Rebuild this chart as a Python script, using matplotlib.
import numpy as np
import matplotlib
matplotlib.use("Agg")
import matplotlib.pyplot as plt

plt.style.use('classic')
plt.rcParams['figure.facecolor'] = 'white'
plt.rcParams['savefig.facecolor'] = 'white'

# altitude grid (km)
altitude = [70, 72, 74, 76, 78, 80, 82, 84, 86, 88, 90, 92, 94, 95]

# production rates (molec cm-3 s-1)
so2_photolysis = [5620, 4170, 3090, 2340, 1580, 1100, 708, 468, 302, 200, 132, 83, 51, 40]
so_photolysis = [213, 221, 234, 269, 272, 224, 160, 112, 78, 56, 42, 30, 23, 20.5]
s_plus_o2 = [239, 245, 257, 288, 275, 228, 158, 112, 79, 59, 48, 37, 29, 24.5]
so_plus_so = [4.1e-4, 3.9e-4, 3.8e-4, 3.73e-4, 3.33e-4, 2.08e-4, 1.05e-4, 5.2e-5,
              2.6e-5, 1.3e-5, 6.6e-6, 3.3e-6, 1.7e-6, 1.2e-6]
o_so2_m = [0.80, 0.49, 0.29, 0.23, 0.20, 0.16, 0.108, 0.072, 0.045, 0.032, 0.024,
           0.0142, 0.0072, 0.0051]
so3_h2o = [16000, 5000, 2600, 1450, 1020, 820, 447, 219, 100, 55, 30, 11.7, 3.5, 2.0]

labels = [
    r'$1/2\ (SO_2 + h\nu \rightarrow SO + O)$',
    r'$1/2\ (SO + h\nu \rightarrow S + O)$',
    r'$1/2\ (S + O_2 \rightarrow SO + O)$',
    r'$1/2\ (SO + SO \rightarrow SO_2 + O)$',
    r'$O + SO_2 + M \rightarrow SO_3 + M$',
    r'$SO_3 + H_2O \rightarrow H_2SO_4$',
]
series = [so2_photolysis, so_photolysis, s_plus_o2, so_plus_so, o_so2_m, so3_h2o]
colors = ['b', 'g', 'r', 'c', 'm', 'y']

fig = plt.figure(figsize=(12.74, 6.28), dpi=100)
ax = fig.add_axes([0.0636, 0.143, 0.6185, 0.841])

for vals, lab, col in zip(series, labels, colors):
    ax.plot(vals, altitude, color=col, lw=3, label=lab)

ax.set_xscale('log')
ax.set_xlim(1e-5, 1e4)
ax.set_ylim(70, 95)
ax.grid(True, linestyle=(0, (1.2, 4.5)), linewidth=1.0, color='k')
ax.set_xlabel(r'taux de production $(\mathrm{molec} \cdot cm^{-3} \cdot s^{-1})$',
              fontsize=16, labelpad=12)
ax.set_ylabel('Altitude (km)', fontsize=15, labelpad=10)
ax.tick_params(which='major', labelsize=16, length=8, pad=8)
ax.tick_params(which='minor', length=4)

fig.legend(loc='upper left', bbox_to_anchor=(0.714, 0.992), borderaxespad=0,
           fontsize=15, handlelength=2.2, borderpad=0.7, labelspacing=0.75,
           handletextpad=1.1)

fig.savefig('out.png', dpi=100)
==
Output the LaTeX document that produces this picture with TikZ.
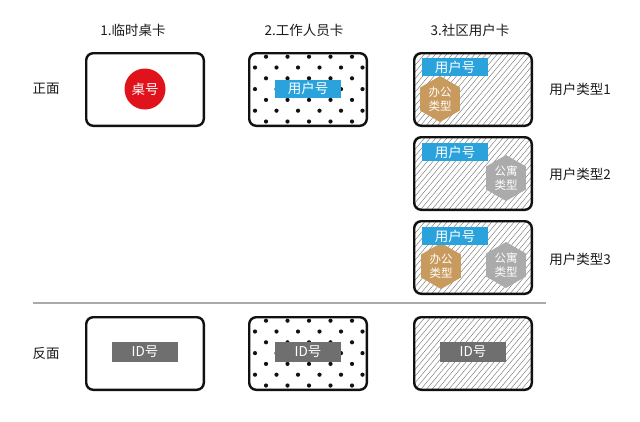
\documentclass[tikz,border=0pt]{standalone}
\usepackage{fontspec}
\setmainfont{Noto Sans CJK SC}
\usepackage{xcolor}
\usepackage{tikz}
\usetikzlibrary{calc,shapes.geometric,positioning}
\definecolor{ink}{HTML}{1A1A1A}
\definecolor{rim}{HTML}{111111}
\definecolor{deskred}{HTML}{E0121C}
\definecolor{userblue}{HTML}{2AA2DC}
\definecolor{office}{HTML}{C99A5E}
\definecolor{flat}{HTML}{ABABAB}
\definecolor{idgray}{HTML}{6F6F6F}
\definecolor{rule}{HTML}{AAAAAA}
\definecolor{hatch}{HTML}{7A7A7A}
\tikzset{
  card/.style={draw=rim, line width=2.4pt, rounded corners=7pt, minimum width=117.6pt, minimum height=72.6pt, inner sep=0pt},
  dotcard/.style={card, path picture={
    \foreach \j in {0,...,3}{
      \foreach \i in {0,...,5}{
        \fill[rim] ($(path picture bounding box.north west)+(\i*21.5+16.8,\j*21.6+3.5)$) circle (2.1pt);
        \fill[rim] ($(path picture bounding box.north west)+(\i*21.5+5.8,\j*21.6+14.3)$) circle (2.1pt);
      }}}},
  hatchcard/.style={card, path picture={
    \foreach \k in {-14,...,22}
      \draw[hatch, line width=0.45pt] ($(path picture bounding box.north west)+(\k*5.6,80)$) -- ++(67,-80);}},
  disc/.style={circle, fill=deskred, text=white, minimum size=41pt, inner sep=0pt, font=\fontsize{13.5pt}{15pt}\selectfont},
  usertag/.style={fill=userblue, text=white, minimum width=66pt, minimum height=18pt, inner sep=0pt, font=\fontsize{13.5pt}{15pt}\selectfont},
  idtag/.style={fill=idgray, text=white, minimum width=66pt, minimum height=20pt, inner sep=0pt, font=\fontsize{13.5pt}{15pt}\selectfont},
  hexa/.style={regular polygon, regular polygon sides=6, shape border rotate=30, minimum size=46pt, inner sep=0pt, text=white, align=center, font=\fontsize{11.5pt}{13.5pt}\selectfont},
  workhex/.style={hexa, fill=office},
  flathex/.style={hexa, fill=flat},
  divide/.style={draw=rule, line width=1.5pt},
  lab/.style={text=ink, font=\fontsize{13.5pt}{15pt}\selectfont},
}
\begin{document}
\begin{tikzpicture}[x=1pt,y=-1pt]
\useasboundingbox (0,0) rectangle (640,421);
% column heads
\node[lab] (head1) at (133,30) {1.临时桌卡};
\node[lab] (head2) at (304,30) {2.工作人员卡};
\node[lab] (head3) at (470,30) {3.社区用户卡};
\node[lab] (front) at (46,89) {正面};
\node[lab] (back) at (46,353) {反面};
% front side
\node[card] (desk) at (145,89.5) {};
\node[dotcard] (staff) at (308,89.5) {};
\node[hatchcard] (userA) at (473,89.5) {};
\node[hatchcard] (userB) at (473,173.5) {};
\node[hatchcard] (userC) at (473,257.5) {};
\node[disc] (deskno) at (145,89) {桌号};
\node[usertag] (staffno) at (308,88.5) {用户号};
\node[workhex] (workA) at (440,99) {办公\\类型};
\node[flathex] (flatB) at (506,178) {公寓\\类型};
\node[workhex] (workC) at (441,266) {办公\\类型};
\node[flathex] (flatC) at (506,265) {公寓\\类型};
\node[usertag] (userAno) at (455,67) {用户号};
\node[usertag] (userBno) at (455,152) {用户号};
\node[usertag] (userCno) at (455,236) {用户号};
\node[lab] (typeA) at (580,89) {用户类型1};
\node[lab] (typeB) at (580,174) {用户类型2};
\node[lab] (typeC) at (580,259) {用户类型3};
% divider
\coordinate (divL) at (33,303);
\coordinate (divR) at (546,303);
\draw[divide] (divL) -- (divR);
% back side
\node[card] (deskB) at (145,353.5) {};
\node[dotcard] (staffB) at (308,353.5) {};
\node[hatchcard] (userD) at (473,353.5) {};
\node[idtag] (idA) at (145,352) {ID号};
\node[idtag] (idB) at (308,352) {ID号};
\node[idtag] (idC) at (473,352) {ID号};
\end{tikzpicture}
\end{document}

## Task prompt
Copy verbatim the line that contains "Rebuild this chart", the line that contains "11.7, 3.5, 2.0]", and all lines between them.

## Task output
Rebuild this chart as a Python script, using matplotlib.
import numpy as np
import matplotlib
matplotlib.use("Agg")
import matplotlib.pyplot as plt

plt.style.use('classic')
plt.rcParams['figure.facecolor'] = 'white'
plt.rcParams['savefig.facecolor'] = 'white'

# altitude grid (km)
altitude = [70, 72, 74, 76, 78, 80, 82, 84, 86, 88, 90, 92, 94, 95]

# production rates (molec cm-3 s-1)
so2_photolysis = [5620, 4170, 3090, 2340, 1580, 1100, 708, 468, 302, 200, 132, 83, 51, 40]
so_photolysis = [213, 221, 234, 269, 272, 224, 160, 112, 78, 56, 42, 30, 23, 20.5]
s_plus_o2 = [239, 245, 257, 288, 275, 228, 158, 112, 79, 59, 48, 37, 29, 24.5]
so_plus_so = [4.1e-4, 3.9e-4, 3.8e-4, 3.73e-4, 3.33e-4, 2.08e-4, 1.05e-4, 5.2e-5,
              2.6e-5, 1.3e-5, 6.6e-6, 3.3e-6, 1.7e-6, 1.2e-6]
o_so2_m = [0.80, 0.49, 0.29, 0.23, 0.20, 0.16, 0.108, 0.072, 0.045, 0.032, 0.024,
           0.0142, 0.0072, 0.0051]
so3_h2o = [16000, 5000, 2600, 1450, 1020, 820, 447, 219, 100, 55, 30, 11.7, 3.5, 2.0]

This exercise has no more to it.